Hinduism ↔ Christianity
The Hindu passage from 16:3 describes a cluster of inner virtues — including "absence of hatred" and "absence of pride" — as belonging to one oriented toward the divine, framing justice as emerging naturally from a purified inner state. Micah 6:8 in the Christian tradition makes a similar link but from a different angle: "to walk humbly with thy God" accompanies the command to "do justly," suggesting that humility before the divine is both a companion to and a safeguard of just action. These are distinct frameworks — one draws on Hindu metaphysics of spiritual nature (svabhāva) and the three qualities (guṇas), the other on the prophetic covenant tradition of ancient Israel. Yet both recognize that pride and self-centeredness are among the greatest internal obstacles to justice, and that authentic justice requires an inner orientation as much as an outer action.
Hinduism ↔ Islam
The Bhagavad Gita's list of divine virtues in 16:3 includes "absence of hatred" (adveṣa) and forgiveness (kṣamā), presenting justice as something that flows from a person whose inner life has been disciplined and purified. The Quranic verse (4:135) takes a more confrontational posture, naming the specific threats to justice — partiality to the rich, partiality to the poor, loyalty to family — and demanding that believers resist them regardless of personal cost.
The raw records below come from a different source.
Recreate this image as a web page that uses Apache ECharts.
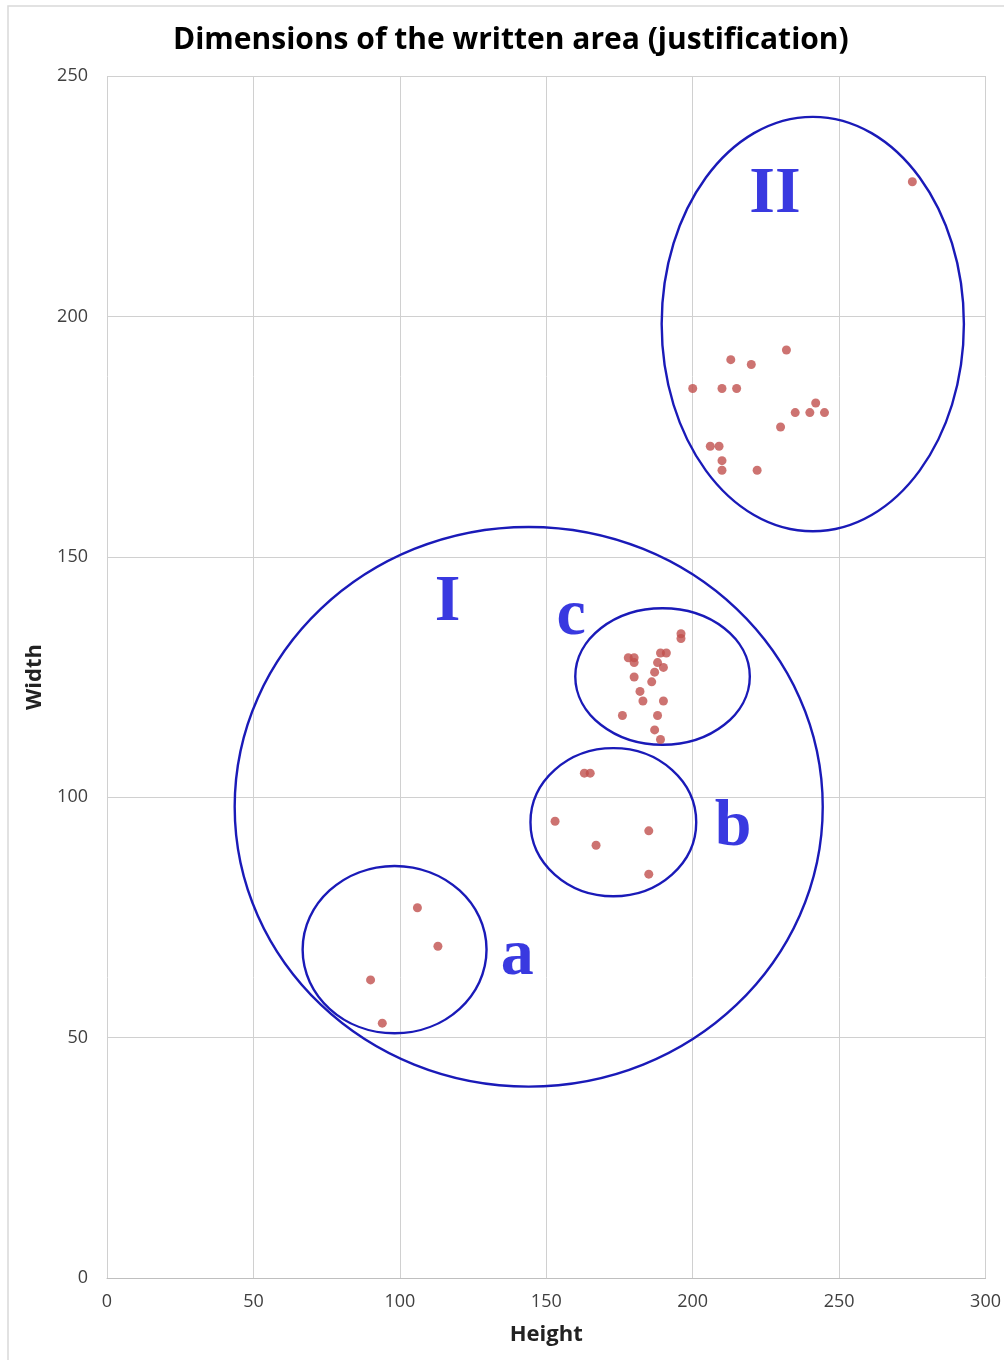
<!DOCTYPE html>
<html>
<head>
<meta charset="utf-8">
<script src="https://cdn.jsdelivr.net/npm/echarts@6/dist/echarts.min.js"></script>
<style>html,body{margin:0;padding:0;background:#fff;}#chart{width:1004px;height:1360px;}</style>
</head>
<body>
<div id="chart"></div>
<script>
// Data: [height, width]
const pointsII = [[275,228],[213,191],[220,190],[232,193],[200,185],[210,185],[215,185],[242,182],[235,180],[240,180],[245,180],[230,177],[206,173],[209,173],[210,170],[210,168],[222,168]];
const pointsC = [[196,134],[196,133],[178,129],[180,129],[180,128],[189,130],[191,130],[188,128],[190,127],[187,126],[180,125],[186,124],[182,122],[183,120],[190,120],[176,117],[188,117],[187,114],[189,112]];
const pointsB = [[163,105],[165,105],[153,95],[185,93],[167,90],[185,84]];
const pointsA = [[106,77],[113,69],[90,62],[94,53]];
// Cluster ellipses: [centerX, centerY, radiusX, radiusY] in data units
const ellipses = [[144,98,100.4,58.2],[241,198.4,51.6,43.1],[189.7,125.1,29.8,14.2],[172.9,94.8,28.3,15.4],[98.2,68.3,31.4,17.4]];
const groupLabels = ['II','I','c','b','a'];
const groupLabelPos = [[228.1,225.2],[116.3,140.4],[158.5,137.5],[213.8,93.6],[140.1,66.8]];
const xTicks = [0,50,100,150,200,250,300];
const yTicks = [0,50,100,150,200,250];

const allPoints = pointsII.concat(pointsC, pointsB, pointsA);
const chart = echarts.init(document.getElementById('chart'));
const labelFont = '"Open Sans", "Liberation Sans", sans-serif';
chart.setOption({
  animation: false,
  backgroundColor: '#fff',
  title: {
    text: 'Dimensions of the written area (justification)',
    left: 168, top: 20,
    textStyle: {fontFamily: '"Open Sans", sans-serif', fontWeight: 'bold', fontSize: 30, color: '#000'}
  },
  graphic: [{type:'rect', shape:{x:8, y:6, width:1100, height:1400}, style:{fill:null, stroke:'#d9d9d9', lineWidth:1.5}, silent:true}],
  grid: {left: 107, right: 16, top: 76, bottom: 82},
  xAxis: {
    type: 'value', min: xTicks[0], max: xTicks[xTicks.length-1], interval: 50,
    name: 'Height', nameLocation: 'middle', nameGap: 46,
    nameTextStyle: {fontFamily: labelFont, fontWeight: 'bold', fontSize: 22, color: '#222'},
    axisLine: {show: true, lineStyle: {color: '#bfbfbf'}},
    axisTick: {show: false},
    axisLabel: {fontFamily: labelFont, fontSize: 18, color: '#404040', margin: 15},
    splitLine: {show: true, lineStyle: {color: '#d0d0d0', width: 1}}
  },
  yAxis: {
    type: 'value', min: yTicks[0], max: yTicks[yTicks.length-1], interval: 50,
    name: 'Width', nameLocation: 'middle', nameGap: 55, nameRotate: 90,
    nameTextStyle: {fontFamily: labelFont, fontWeight: 'bold', fontSize: 22, color: '#222'},
    axisLine: {show: false},
    axisTick: {show: false},
    axisLabel: {fontFamily: labelFont, fontSize: 18, color: '#404040', margin: 19},
    splitLine: {show: true, lineStyle: {color: '#d0d0d0', width: 1}}
  },
  series: [
    {
      type: 'custom', silent: true, z: 3,
      data: ellipses,
      encode: {x: 0, y: 1},
      renderItem: function (params, api) {
        const c = api.coord([api.value(0), api.value(1)]);
        const s = api.size([api.value(2), api.value(3)]);
        return {type: 'ellipse', shape: {cx: c[0], cy: c[1], rx: s[0], ry: s[1]},
          style: {fill: null, stroke: '#1a1ab8', lineWidth: 2.4}};
      }
    },
    {
      type: 'scatter', z: 4, symbol: 'circle', symbolSize: 9,
      itemStyle: {color: '#c0504d'},
      data: allPoints
    },
    {
      type: 'scatter', z: 5, symbolSize: 0, silent: true,
      data: groupLabels.map((n, i) => ({name: n, value: groupLabelPos[i]})),
      label: {show: true, position: 'inside', formatter: '{b}',
        fontFamily: '"Liberation Serif", "DejaVu Serif", serif', fontWeight: 'bold', fontSize: 66, color: '#0808d8'}
    }
  ]
});
</script>
</body>
</html>
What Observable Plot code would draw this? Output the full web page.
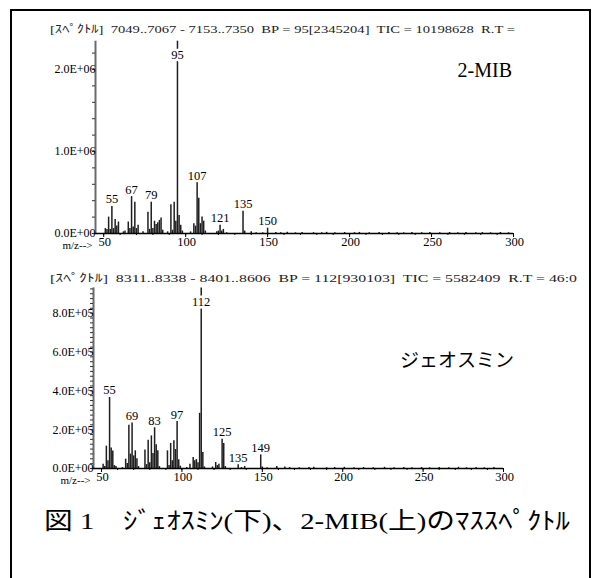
<!DOCTYPE html>
<html><head><meta charset="utf-8">
<script src="https://cdn.jsdelivr.net/npm/d3@7"></script>
<script src="https://cdn.jsdelivr.net/npm/@observablehq/plot@0.6"></script>
<style>
html,body{margin:0;padding:0;background:#fff;}
#wrap{position:relative;width:598px;height:578px;overflow:hidden;background:#fff;}
#frame{position:absolute;left:10px;top:9px;width:581px;height:620px;border:2px solid #000;box-sizing:border-box;}
.abs{position:absolute;left:0;}
svg{overflow:visible;}
</style></head><body>
<div id="wrap"><div id="frame"></div></div>
<script>
// ---------- data ----------
const xTicks = [50, 100, 150, 200, 250, 300];
const mibYTicks = [0, 1e6, 2e6];
const geoYTicks = [0, 2e5, 4e5, 6e5, 8e5];

const mibName = "2-MIB";
const mibHeader = "[ｽﾍﾟｸﾄﾙ]  7049..7067 - 7153..7350  BP = 95[2345204]  TIC = 10198628  R.T =";
const mibBP = 2345204;
const mibMz = [51,52,53,54,55,56,57,58,59,62,63,65,66,67,68,69,70,71,74,77,78,79,80,81,82,83,84,85,86,89,91,92,93,94,95,96,97,98,103,105,106,107,108,109,110,111,112,119,120,121,122,123,125,135,136,140,150,
  143,147,155,158,162,167,171,178,183,186,191,197,203,206,212,218,224,229,233,238,244,249,255,261,266,271,277,281,286,292,297];
const mibInt = [60000,50000,200000,50000,330000,60000,170000,90000,140000,20000,30000,140000,60000,450000,80000,380000,60000,100000,20000,260000,50000,380000,60000,150000,110000,130000,160000,190000,40000,20000,350000,40000,380000,150000,2345204,220000,100000,30000,20000,120000,90000,620000,430000,120000,200000,150000,30000,20000,30000,100000,30000,50000,10000,270000,30000,20000,65000,
  10000,8000,12000,10000,15000,8000,12000,10000,9000,14000,10000,12000,10000,13000,9000,11000,12000,10000,9000,13000,10000,11000,9000,12000,10000,13000,9000,11000,10000,12000,9000];
const mibLabels = [55, 67, 79, 107, 121, 135, 150];

const geoName = "ジェオスミン";
const geoHeader = "[ｽﾍﾟｸﾄﾙ]  8311..8338 - 8401..8606  BP = 112[930103]  TIC = 5582409  R.T = 46:0";
const geoBP = 930103;
const geoMz = [51,52,53,54,55,56,57,58,59,63,65,66,67,68,69,70,71,72,73,77,78,79,80,81,82,83,84,85,86,91,92,93,94,95,96,97,98,99,103,105,107,108,109,110,111,112,113,114,119,121,122,123,125,126,127,135,137,139,149,150,
  153,159,164,167,173,179,182,190,195,201,207,213,219,226,232,238,243,249,254,260,266,272,277,283,288,294];
const geoInt = [22000,10000,115000,40000,366000,105000,90000,15000,10000,5000,48000,26000,223000,74000,234000,65000,91000,50000,10000,95000,20000,146000,30000,168000,77000,210000,122000,91000,10000,91000,15000,129000,40000,143000,98000,242000,45000,12000,5000,22000,57000,40000,46000,30000,284000,930103,82000,8000,8000,31000,15000,22000,151000,129000,10000,19000,5000,10000,70000,8000,
  4000,10000,8000,5000,4000,5000,6000,4000,5000,6000,4000,5000,4000,6000,4000,5000,4000,5000,4000,5000,4000,6000,4000,5000,4000,5000];
const geoLabels = [55, 69, 83, 97, 125, 135, 149];

const xLabel = "m/z-->";
const caption = "図 1　ｼﾞｪｵｽﾐﾝ(下)、2-MIB(上)のﾏｽｽﾍﾟｸﾄﾙ";

// ---------- helpers ----------
const fmtE = v => {
  if (v === 0) return "0.0E+00";
  const e = Math.floor(Math.log10(v) + 1e-9);
  return (v / 10 ** e).toFixed(1) + "E+" + String(e).padStart(2, "0");
};
const serif = "'Liberation Serif','Noto Sans CJK JP',serif";

function panel({mz, ints, labels, bp, yTicks, minorStep, top, marginLeft, marginRight, marginTop, height, marginBottom}) {
  const data = mz.map((m, i) => ({mz: m, v: ints[i]}));
  const lab = data.filter(d => labels.includes(d.mz));
  const bpD = data.filter(d => d.v === bp);
  const minor = d3.range(0, bp, minorStep);
  const p = Plot.plot({
    width: 598, height, marginLeft, marginRight, marginTop, marginBottom,
    style: {fontFamily: serif, fontSize: "12px", background: "transparent", overflow: "visible"},
    x: {domain: [45, 300], axis: null},
    y: {domain: [0, bp], axis: null},
    marks: [
      Plot.ruleX(data, {x: "mz", y1: 0, y2: "v", stroke: "#1e1e1e", strokeWidth: 1.5}),
      Plot.ruleX([45], {y1: 0, y2: bp, stroke: "#6a6a6a", strokeWidth: 2}),
      Plot.axisY({ticks: minor, tickSize: 3, tickFormat: () => "", stroke: "#333", label: null}),
      Plot.axisY({ticks: yTicks, tickSize: 0, tickPadding: 0, tickFormat: fmtE, fontSize: 12, label: null}),
      Plot.ruleY([0], {x1: 45, x2: 300, stroke: "#000", strokeWidth: 1.5}),
      Plot.axisX({ticks: d3.range(50, 301, 10), tickSize: 2, tickFormat: () => "", label: null}),
      Plot.axisX({ticks: xTicks, tickSize: 4, tickFormat: () => "", label: null}),
      Plot.axisX({ticks: xTicks, tickSize: 0, tickPadding: 4, dx: 1, fontSize: 12.5, label: null}),
      Plot.text([xLabel], {x: () => 45, y: () => 0, dx: -3, dy: 12, textAnchor: "end", fontSize: 11}),
      Plot.text(lab, {x: "mz", y: "v", text: d => String(d.mz), dy: -7, fontSize: 12.5}),
      Plot.text(bpD, {x: "mz", y: "v", text: d => String(d.mz), dy: 14, fontSize: 12.5, stroke: "white", strokeWidth: 5, paintOrder: "stroke", fill: "black"})
    ]
  });
  p.classList.add("abs");
  p.style.top = top + "px";
  return p;
}

const wrap = document.getElementById("wrap");
wrap.appendChild(panel({mz: mibMz, ints: mibInt, labels: mibLabels, bp: mibBP, yTicks: mibYTicks, minorStep: 2e5,
  top: 0, marginLeft: 95, marginRight: 85, marginTop: 40.7, height: 253, marginBottom: 20}));
wrap.appendChild(panel({mz: geoMz, ints: geoInt, labels: geoLabels, bp: geoBP, yTicks: geoYTicks, minorStep: 2.5e4,
  top: 250, marginLeft: 93, marginRight: 95, marginTop: 37.4, height: 240, marginBottom: 22}));

// ---------- overlay texts ----------
const ns = "http://www.w3.org/2000/svg";
const ov = document.createElementNS(ns, "svg");
ov.setAttribute("width", 598); ov.setAttribute("height", 578);
ov.setAttribute("class", "abs"); ov.style.top = "0px";
function addText(str, x, y, size, opts = {}) {
  const t = document.createElementNS(ns, "text");
  t.textContent = str;
  t.setAttribute("x", x); t.setAttribute("y", y);
  t.setAttribute("font-size", size);
  t.setAttribute("font-family", opts.family || serif);
  t.setAttribute("fill", opts.fill || "#000");
  t.style.whiteSpace = "pre";
  if (opts.anchor) t.setAttribute("text-anchor", opts.anchor);
  if (opts.len) { t.setAttribute("textLength", opts.len); t.setAttribute("lengthAdjust", "spacingAndGlyphs"); }
  ov.appendChild(t);
}
addText(mibHeader, 50, 33, 11, {len: 465, fill: "#222"});
addText(geoHeader, 50, 282, 11, {len: 527, fill: "#222"});
addText(mibName, 512, 77, 20, {anchor: "end"});
addText(geoName, 514, 367, 19, {anchor: "end", family: "'Noto Sans CJK JP',sans-serif"});
addText(caption, 44, 529, 24, {len: 526});
wrap.appendChild(ov);
</script>
</body></html>
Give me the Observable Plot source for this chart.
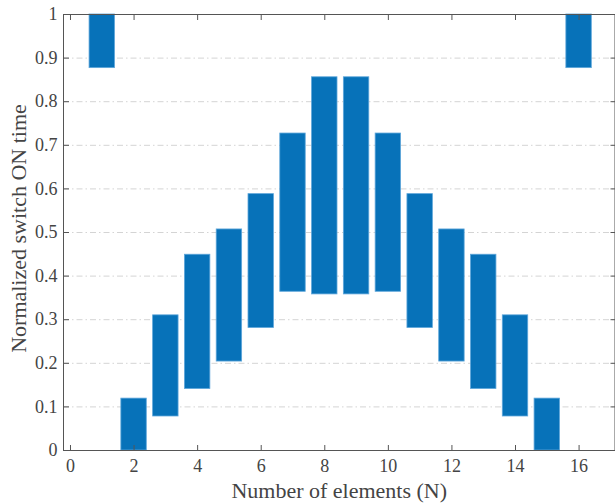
<!DOCTYPE html>
<html>
<head>
<meta charset="utf-8">
<script src="https://cdn.jsdelivr.net/npm/d3@7"></script>
<script src="https://cdn.jsdelivr.net/npm/@observablehq/plot@0.6"></script>
<style>
  html, body { margin: 0; padding: 0; background: #fff; }
  #chart svg { display: block; }
  #chart svg, #chart svg text { font-family: "Liberation Serif", "DejaVu Serif", serif !important; }
</style>
</head>
<body>
<div id="chart"></div>
<script>
// Data
const elements = [1, 2, 3, 4, 5, 6, 7, 8, 9, 10, 11, 12, 13, 14, 15, 16];
const onStart  = [0.877, 0, 0.078, 0.141, 0.204, 0.281, 0.364, 0.358, 0.358, 0.364, 0.281, 0.204, 0.141, 0.078, 0, 0.877];
const onEnd    = [1, 0.119, 0.310, 0.449, 0.507, 0.588, 0.727, 0.856, 0.856, 0.727, 0.588, 0.507, 0.449, 0.310, 0.119, 1];
const xTicks = [0, 2, 4, 6, 8, 10, 12, 14, 16];
const yTicks = [0, 0.1, 0.2, 0.3, 0.4, 0.5, 0.6, 0.7, 0.8, 0.9, 1];
const xLabel = "Number of elements (N)";
const yLabel = "Normalized switch ON time";

const data = elements.map((n, i) => ({n, lo: onStart[i], hi: onEnd[i]}));
const barHalf = 0.4;
const font = "Liberation Serif, DejaVu Serif, serif";
const textColor = "#444";
const axisColor = "#555";

const chart = Plot.plot({
  width: 615,
  height: 504,
  marginLeft: 63,
  marginRight: 0.5,
  marginTop: 14,
  marginBottom: 54,
  style: "background: #fff; color: #444; font-family: 'Liberation Serif', serif;",
  x: {domain: [-0.22, 17.13]},
  y: {domain: [0, 1]},
  marks: [
    Plot.gridY(yTicks.filter(v => v > 0 && v < 1), {stroke: "#d4d4d4", strokeOpacity: 1, strokeDasharray: "6,3,1.5,3"}),
    Plot.rect(data, {
      x1: d => d.n - barHalf, x2: d => d.n + barHalf,
      y1: "lo", y2: "hi",
      fill: "#0772b9", stroke: "#5ea6da", strokeWidth: 0.8
    }),
    Plot.frame({stroke: axisColor, strokeWidth: 1}),
    // inward ticks
    Plot.axisX(xTicks, {anchor: "bottom", tickSize: -5, tickFormat: () => "", stroke: axisColor, label: null}),
    Plot.axisX(xTicks, {anchor: "top", tickSize: -5, tickFormat: () => "", stroke: axisColor, label: null}),
    Plot.axisY(yTicks, {anchor: "left", tickSize: -6, tickFormat: () => "", stroke: axisColor, label: null}),
    Plot.axisY(yTicks, {anchor: "right", tickSize: -5, tickFormat: () => "", stroke: axisColor, label: null}),
    // tick labels
    Plot.axisX(xTicks, {anchor: "bottom", tickSize: 0, tickPadding: 9, fontSize: 18, fontFamily: font, fill: textColor, label: null, tickFormat: d => String(d)}),
    Plot.axisY(yTicks, {anchor: "left", tickSize: 0, tickPadding: 6, fontSize: 18, fontFamily: font, fill: textColor, label: null, tickFormat: d => String(d)}),
    // axis titles
    Plot.text([xLabel], {frameAnchor: "bottom", dy: 40, fontSize: 22, fontFamily: font, fill: textColor, lineAnchor: "middle", textAnchor: "middle"}),
    Plot.text([yLabel], {frameAnchor: "left", dx: -45, dy: -4, rotate: -90, fontSize: 22, fontFamily: font, fill: textColor, lineAnchor: "middle", textAnchor: "middle"})
  ]
});
document.getElementById("chart").appendChild(chart);
</script>
</body>
</html>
Hinduism here speaks through the lens of individual spiritual cultivation and one's inherent divine nature, while Islam speaks through direct divine command and accountability. The two traditions do not share the same metaphysics, but both recognize that unjust behavior is rooted in inner distortions — hatred, pride, self-interest — and that overcoming them is essential to treating others fairly.